Five summers when the author completely lost track of time
The summer I discovered Stephen King: I may have been physically in Jávea, Spain, but mentally I spent two months in Maine, the setting for all of the author’s novels. I was 14 years old, and I was fascinated. I read his books on the beach, smearing them with sunscreen and sand; on the sofa in my apartment, while everyone else was napping; in my bed, until the wee hours of the morning….
The summer I learned to catch a wave: Once, at a job interview, the human resources manager asked me about my greatest virtue. I told him that I could catch a wave. Not with a surfboard or anything, just with my hands. I even did the pose, with both arms raised as if I were Superman stranded on land or an exalted man of indistinct ideology. Obviously, I didn’t get hired, but the anecdote serves to illustrate that the summer I learned to surf bareback was the happiest of my life. I still think that knowing how to catch a wave is my greatest virtue.
The first summer I got a failing grade: Many students experience failure as a drama. For me, it was an escape, an excuse to stay home alone for the first time, at the age of 16. So, I exchanged my Stephen King books for math books and the waves for parks at sunset. Madrid in August is an empty and fascinating city, a movie set where, for the first time, I was the main character.

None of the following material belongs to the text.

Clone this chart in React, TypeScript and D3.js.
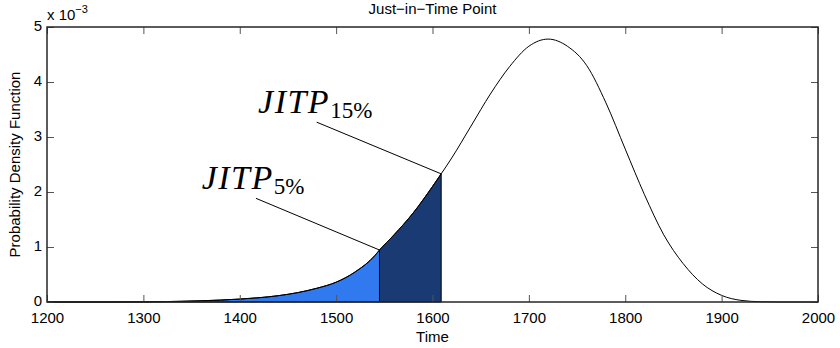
import { useRef, useEffect } from "react";
import { select, scaleLinear, line, area, curveMonotoneX, axisBottom, axisTop, axisLeft, axisRight, format } from "d3";

// time axis and the density curve (values in units of 1e-3)
const times = [1200, 1250, 1280, 1300, 1320, 1340, 1360, 1380, 1400, 1420, 1440, 1460, 1480, 1500, 1520, 1540, 1545, 1560, 1580, 1600, 1609, 1620, 1640, 1660, 1680, 1700, 1720, 1740, 1760, 1780, 1800, 1820, 1840, 1860, 1880, 1900, 1920, 1940, 1960, 2000];
const density = [0, 0, 0.001, 0.003, 0.007, 0.013, 0.022, 0.035, 0.053, 0.078, 0.115, 0.17, 0.25, 0.36, 0.55, 0.84, 0.945, 1.22, 1.62, 2.1, 2.33, 2.62, 3.2, 3.78, 4.28, 4.65, 4.78, 4.65, 4.3, 3.62, 2.78, 1.95, 1.22, 0.7, 0.33, 0.12, 0.03, 0.005, 0, 0];

const xTicks = [1200, 1300, 1400, 1500, 1600, 1700, 1800, 1900, 2000];
const yTicks = [0, 1, 2, 3, 4, 5];

const jitp5 = 1545;
const jitp15 = 1609;

// label anchors in data units
const labels = [
  { sub: "5%", at: jitp5, tx: 1360.5, ty: 2.06, lx: 1416.8, ly: 1.885 },
  { sub: "15%", at: jitp15, tx: 1419, ty: 3.44, lx: 1479.8, ly: 3.27 },
];

export default function App() {
  const svgRef = useRef(null);

  useEffect(() => {
    const svg = select(svgRef.current);
    svg.selectAll("*").remove();

    const x = scaleLinear().domain([1200, 2000]).range([47, 818]);
    const y = scaleLinear().domain([0, 5]).range([302, 27]);
    const pts = times.map((t, i) => [t, density[i]]);
    const valueAt = (t) => density[times.indexOf(t)];

    const areaGen = area()
      .x((d) => x(d[0]))
      .y0(y(0))
      .y1((d) => y(d[1]))
      .curve(curveMonotoneX);
    const lineGen = line()
      .x((d) => x(d[0]))
      .y((d) => y(d[1]))
      .curve(curveMonotoneX);

    svg.append("path")
      .attr("d", areaGen(pts.filter((d) => d[0] <= jitp5)))
      .attr("fill", "#3079ee")
      .attr("stroke", "#000")
      .attr("stroke-width", 1);
    svg.append("path")
      .attr("d", areaGen(pts.filter((d) => d[0] >= jitp5 && d[0] <= jitp15)))
      .attr("fill", "#193a72")
      .attr("stroke", "#000")
      .attr("stroke-width", 1);

    svg.append("path")
      .attr("d", lineGen(pts))
      .attr("fill", "none")
      .attr("stroke", "#000")
      .attr("stroke-width", 1);

    // axes, MATLAB style: ticks inside on all four sides
    const font = "'Liberation Sans', Arial, sans-serif";
    const styleAxis = (g) => {
      g.select(".domain").remove();
      g.selectAll(".tick line").attr("stroke", "#555").attr("stroke-width", 1);
      g.selectAll(".tick text").attr("fill", "#000").attr("font-size", 15).attr("font-family", font);
    };
    svg.append("g").attr("transform", "translate(0,302)")
      .call(axisBottom(x).tickValues(xTicks).tickFormat(format("d")).tickSizeInner(-7).tickSizeOuter(0).tickPadding(10))
      .call(styleAxis);
    svg.append("g").attr("transform", "translate(0,27)")
      .call(axisTop(x).tickValues(xTicks).tickSizeInner(-7).tickSizeOuter(0).tickFormat(() => ""))
      .call(styleAxis);
    svg.append("g").attr("transform", "translate(47,0)")
      .call(axisLeft(y).tickValues(yTicks).tickFormat(format("d")).tickSizeInner(-7).tickSizeOuter(0).tickPadding(5))
      .call(styleAxis)
      .call((g) => g.selectAll(".tick text").attr("dy", "0.22em"));
    svg.append("g").attr("transform", "translate(818,0)")
      .call(axisRight(y).tickValues(yTicks).tickSizeInner(-7).tickSizeOuter(0).tickFormat(() => ""))
      .call(styleAxis);

    svg.append("rect")
      .attr("x", x(1200)).attr("y", y(5))
      .attr("width", x(2000) - x(1200)).attr("height", y(0) - y(5))
      .attr("fill", "none").attr("stroke", "#262626").attr("stroke-width", 1.5);

    // annotations
    labels.forEach((l) => {
      svg.append("line")
        .attr("x1", x(l.lx)).attr("y1", y(l.ly))
        .attr("x2", x(l.at)).attr("y2", y(valueAt(l.at)))
        .attr("stroke", "#000").attr("stroke-width", 1);
      const t = svg.append("text")
        .attr("x", x(l.tx)).attr("y", y(l.ty))
        .attr("font-family", "'Liberation Serif', 'Times New Roman', serif")
        .attr("font-style", "italic")
        .attr("font-size", 34)
        .attr("letter-spacing", 1.5)
        .attr("fill", "#000")
        .text("JITP");
      t.append("tspan")
        .attr("font-style", "normal")
        .attr("font-size", 23)
        .attr("letter-spacing", 0)
        .attr("dy", 5)
        .text(l.sub);
    });

    // titles
    svg.append("text")
      .attr("x", (x(1200) + x(2000)) / 2).attr("y", 14)
      .attr("text-anchor", "middle")
      .attr("font-family", font).attr("font-size", 15)
      .text("Just\u2212in\u2212Time Point");
    svg.append("text")
      .attr("x", (x(1200) + x(2000)) / 2).attr("y", 342)
      .attr("text-anchor", "middle")
      .attr("font-family", font).attr("font-size", 15)
      .text("Time");
    svg.append("text")
      .attr("transform", `translate(20,${(y(0) + y(5)) / 2}) rotate(-90)`)
      .attr("text-anchor", "middle")
      .attr("font-family", font).attr("font-size", 15)
      .text("Probability Density Function");
    const mult = svg.append("text")
      .attr("x", 47).attr("y", 20)
      .attr("font-family", font).attr("font-size", 15)
      .text("x 10");
    mult.append("tspan").attr("font-size", 11).attr("dy", -7).text("\u22123");
  }, []);

  return (
    <svg ref={svgRef} width={840} height={348}
      style={{ position: "absolute", left: 0, top: 0, background: "#fff" }} />
  );
}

My summers in Ibiza: For a while, I had the best job in the world. I wrote for the magazine of a famous Ibizan nightclub. Basically, my job consisted of going to clubs, restaurants, beaches and concerts and writing about it. The only schedule I had was the one set by the printer once a month. Checking which DJ was working that night was the most practical way to know what day of the week it was.

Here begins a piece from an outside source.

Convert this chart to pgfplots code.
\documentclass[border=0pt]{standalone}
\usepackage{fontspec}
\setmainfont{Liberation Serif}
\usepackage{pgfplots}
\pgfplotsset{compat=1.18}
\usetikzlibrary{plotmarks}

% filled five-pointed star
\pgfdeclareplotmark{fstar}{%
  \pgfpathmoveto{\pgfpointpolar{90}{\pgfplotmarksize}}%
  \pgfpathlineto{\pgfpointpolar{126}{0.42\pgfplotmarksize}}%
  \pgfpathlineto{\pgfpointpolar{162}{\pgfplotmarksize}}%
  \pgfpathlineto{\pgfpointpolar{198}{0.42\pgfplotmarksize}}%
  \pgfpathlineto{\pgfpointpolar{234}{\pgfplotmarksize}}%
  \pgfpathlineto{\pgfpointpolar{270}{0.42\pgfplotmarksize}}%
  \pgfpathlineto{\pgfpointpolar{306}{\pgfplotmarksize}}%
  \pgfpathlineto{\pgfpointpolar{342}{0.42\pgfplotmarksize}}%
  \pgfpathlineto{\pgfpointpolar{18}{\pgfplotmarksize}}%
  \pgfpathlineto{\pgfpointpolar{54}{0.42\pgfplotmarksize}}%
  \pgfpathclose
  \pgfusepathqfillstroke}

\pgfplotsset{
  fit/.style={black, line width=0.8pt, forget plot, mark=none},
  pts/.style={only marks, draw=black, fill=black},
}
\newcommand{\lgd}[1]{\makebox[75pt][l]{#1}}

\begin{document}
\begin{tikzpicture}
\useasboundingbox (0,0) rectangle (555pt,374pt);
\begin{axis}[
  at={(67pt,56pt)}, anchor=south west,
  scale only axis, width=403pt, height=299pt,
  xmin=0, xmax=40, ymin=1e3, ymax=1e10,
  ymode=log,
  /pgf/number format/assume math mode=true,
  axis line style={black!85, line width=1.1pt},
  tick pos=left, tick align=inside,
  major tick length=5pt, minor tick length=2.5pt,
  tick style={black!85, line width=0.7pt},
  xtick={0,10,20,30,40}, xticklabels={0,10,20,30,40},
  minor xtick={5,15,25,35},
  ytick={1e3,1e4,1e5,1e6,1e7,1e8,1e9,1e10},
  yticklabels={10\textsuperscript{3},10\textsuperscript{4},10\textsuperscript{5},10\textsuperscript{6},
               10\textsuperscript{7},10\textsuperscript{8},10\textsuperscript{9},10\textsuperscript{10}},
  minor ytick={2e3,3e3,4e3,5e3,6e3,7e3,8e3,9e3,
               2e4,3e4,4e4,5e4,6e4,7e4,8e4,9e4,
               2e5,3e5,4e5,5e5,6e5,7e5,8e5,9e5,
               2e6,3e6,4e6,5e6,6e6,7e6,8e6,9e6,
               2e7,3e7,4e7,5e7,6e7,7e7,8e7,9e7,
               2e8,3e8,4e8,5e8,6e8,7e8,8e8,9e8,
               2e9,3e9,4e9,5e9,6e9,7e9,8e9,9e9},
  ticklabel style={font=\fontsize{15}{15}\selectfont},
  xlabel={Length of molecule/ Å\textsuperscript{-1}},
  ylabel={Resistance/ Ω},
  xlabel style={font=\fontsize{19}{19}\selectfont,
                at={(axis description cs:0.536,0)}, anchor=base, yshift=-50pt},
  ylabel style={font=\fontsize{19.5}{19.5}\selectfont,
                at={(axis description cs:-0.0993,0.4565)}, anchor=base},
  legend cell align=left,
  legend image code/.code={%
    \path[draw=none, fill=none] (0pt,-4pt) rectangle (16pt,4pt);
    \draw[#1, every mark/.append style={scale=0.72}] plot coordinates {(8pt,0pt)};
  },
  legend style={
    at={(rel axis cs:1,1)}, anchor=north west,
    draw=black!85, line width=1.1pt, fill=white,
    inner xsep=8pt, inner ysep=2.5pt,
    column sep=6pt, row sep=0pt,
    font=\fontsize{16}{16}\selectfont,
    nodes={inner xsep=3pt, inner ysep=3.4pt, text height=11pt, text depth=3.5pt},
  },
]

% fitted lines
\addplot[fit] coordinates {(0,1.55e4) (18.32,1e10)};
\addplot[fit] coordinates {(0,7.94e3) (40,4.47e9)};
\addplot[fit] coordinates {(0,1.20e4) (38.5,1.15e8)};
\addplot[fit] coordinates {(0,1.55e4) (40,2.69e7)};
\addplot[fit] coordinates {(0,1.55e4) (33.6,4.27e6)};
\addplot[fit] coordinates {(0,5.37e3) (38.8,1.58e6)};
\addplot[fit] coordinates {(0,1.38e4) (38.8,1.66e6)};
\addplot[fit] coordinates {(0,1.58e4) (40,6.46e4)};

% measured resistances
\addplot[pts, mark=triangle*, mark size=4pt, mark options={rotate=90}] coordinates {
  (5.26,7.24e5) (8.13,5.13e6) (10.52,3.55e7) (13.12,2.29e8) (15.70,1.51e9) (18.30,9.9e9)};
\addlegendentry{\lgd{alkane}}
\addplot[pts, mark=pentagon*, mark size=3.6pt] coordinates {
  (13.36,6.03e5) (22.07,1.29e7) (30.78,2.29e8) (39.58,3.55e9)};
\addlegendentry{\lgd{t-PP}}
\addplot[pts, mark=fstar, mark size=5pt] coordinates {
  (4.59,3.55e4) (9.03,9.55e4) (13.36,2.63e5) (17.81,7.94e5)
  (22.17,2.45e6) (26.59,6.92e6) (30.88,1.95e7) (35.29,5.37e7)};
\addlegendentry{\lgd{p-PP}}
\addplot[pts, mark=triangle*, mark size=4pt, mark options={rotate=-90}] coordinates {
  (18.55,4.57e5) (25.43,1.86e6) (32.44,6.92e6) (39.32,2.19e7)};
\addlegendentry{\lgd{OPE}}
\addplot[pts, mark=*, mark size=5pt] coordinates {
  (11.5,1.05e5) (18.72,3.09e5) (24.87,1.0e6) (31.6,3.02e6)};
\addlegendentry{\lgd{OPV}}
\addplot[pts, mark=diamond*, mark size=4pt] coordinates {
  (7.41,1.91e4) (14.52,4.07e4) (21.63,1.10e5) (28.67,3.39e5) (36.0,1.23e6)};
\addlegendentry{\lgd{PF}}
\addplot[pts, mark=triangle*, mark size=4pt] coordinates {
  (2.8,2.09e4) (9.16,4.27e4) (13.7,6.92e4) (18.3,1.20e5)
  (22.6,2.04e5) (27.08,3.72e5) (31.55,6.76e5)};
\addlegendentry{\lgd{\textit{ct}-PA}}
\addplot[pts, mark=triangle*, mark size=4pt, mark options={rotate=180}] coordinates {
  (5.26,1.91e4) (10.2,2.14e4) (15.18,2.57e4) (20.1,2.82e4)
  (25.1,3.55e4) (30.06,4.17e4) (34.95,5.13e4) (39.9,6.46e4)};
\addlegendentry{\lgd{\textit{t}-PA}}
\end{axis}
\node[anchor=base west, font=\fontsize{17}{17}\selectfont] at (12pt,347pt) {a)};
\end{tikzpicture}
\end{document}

My honeymoon: There is nothing in the world tackier than a honeymoon trip to all-inclusive Caribbean resorts. There’s also nothing cooler. All I had to worry about was where we were going to eat (and drink), which temples and cenotes we had to visit and which paradisiacal beach we’d go to for a swim. Besides, it’s a 15-day vacation given to you by the state and a trip given to you by your guests. You have to get married more often.